▶ [Written task]:
Here is the task for the listing below: output exactly the lines from the one containing "Generate a web" through the one containing "0.39, 0.42, 0.44];", and leave out the pictures.

▶ [Stored records]:
>>>>>

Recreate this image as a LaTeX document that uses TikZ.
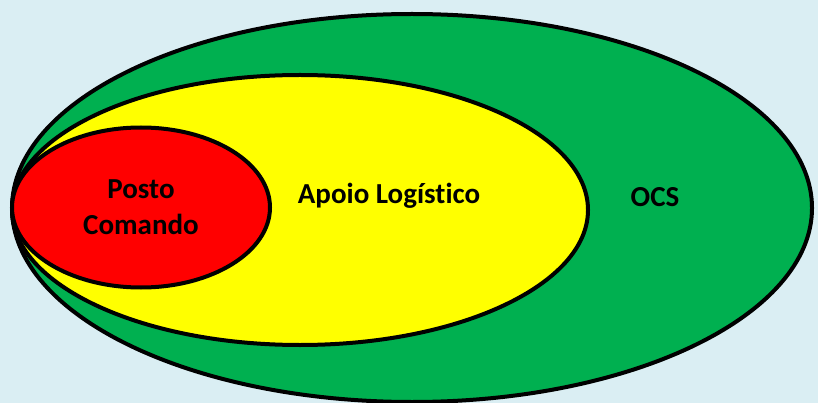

<<<<<
>>>>>

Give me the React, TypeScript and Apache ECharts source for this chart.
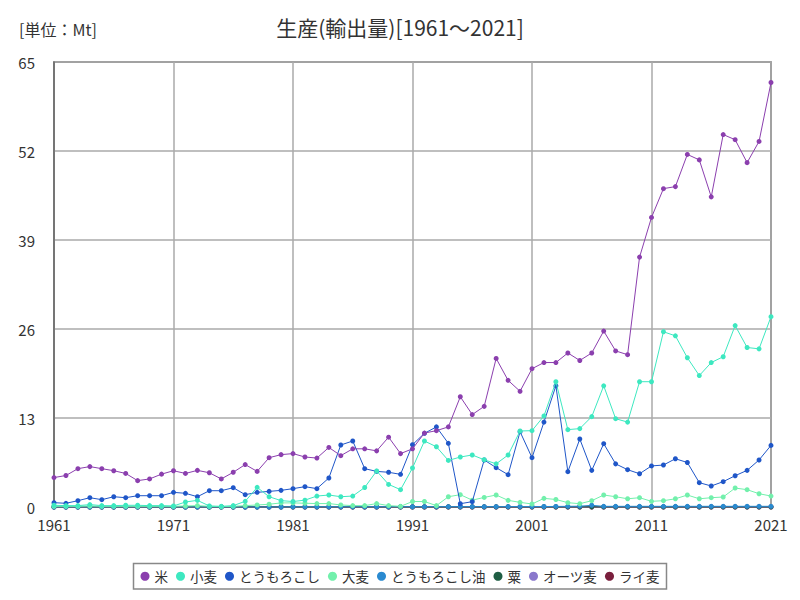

<<<<<
>>>>>

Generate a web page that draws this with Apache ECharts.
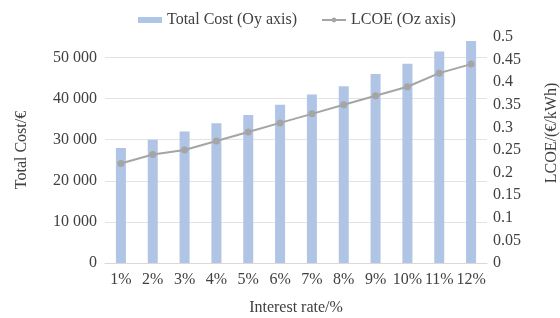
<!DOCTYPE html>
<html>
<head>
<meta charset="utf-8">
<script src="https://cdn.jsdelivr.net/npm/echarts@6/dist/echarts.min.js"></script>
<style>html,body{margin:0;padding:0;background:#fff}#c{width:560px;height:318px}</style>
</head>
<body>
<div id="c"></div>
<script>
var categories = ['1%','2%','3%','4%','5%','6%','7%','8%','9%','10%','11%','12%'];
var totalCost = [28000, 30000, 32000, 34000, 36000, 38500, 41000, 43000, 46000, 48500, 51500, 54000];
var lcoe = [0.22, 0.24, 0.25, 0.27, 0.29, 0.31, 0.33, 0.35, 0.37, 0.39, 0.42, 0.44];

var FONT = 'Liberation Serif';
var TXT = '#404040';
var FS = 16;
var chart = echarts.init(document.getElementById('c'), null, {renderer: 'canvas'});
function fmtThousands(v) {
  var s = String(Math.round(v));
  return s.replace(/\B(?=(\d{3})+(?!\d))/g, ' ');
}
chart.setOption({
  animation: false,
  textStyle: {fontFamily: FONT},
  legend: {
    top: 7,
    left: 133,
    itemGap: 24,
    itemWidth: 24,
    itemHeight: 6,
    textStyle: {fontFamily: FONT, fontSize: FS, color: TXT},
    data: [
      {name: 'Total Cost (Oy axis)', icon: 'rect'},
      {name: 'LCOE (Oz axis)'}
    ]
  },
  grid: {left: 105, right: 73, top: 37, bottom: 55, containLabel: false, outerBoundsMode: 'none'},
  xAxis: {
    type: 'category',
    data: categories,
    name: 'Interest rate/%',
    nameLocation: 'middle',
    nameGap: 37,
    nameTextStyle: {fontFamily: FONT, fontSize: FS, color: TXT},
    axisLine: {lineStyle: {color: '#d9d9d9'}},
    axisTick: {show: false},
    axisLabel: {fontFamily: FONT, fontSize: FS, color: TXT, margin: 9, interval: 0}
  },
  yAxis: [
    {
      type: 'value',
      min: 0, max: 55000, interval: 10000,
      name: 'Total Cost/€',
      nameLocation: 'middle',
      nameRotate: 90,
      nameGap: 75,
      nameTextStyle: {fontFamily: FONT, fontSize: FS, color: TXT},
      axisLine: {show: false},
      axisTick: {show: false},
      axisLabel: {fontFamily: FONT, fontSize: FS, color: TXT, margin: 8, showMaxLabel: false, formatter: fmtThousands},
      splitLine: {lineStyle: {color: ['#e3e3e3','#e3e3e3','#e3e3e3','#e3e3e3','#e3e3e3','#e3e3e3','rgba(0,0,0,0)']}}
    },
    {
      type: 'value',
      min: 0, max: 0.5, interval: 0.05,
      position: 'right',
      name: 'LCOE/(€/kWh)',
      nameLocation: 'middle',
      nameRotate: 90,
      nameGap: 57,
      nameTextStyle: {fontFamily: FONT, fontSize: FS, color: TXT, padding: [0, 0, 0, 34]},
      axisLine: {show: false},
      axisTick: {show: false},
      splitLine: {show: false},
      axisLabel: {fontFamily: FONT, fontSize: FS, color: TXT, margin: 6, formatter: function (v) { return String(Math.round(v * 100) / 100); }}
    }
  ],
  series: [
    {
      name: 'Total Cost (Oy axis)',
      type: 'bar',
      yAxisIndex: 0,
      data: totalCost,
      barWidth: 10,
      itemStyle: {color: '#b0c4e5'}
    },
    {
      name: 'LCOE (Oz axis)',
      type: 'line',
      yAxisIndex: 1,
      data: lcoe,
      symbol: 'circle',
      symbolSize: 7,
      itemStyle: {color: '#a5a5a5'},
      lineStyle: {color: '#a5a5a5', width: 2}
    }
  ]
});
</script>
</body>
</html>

<<<<<

▶ [Expected answer]:
Generate a web page that draws this with Apache ECharts.
<!DOCTYPE html>
<html>
<head>
<meta charset="utf-8">
<script src="https://cdn.jsdelivr.net/npm/echarts@6/dist/echarts.min.js"></script>
<style>html,body{margin:0;padding:0;background:#fff}#c{width:560px;height:318px}</style>
</head>
<body>
<div id="c"></div>
<script>
var categories = ['1%','2%','3%','4%','5%','6%','7%','8%','9%','10%','11%','12%'];
var totalCost = [28000, 30000, 32000, 34000, 36000, 38500, 41000, 43000, 46000, 48500, 51500, 54000];
var lcoe = [0.22, 0.24, 0.25, 0.27, 0.29, 0.31, 0.33, 0.35, 0.37, 0.39, 0.42, 0.44];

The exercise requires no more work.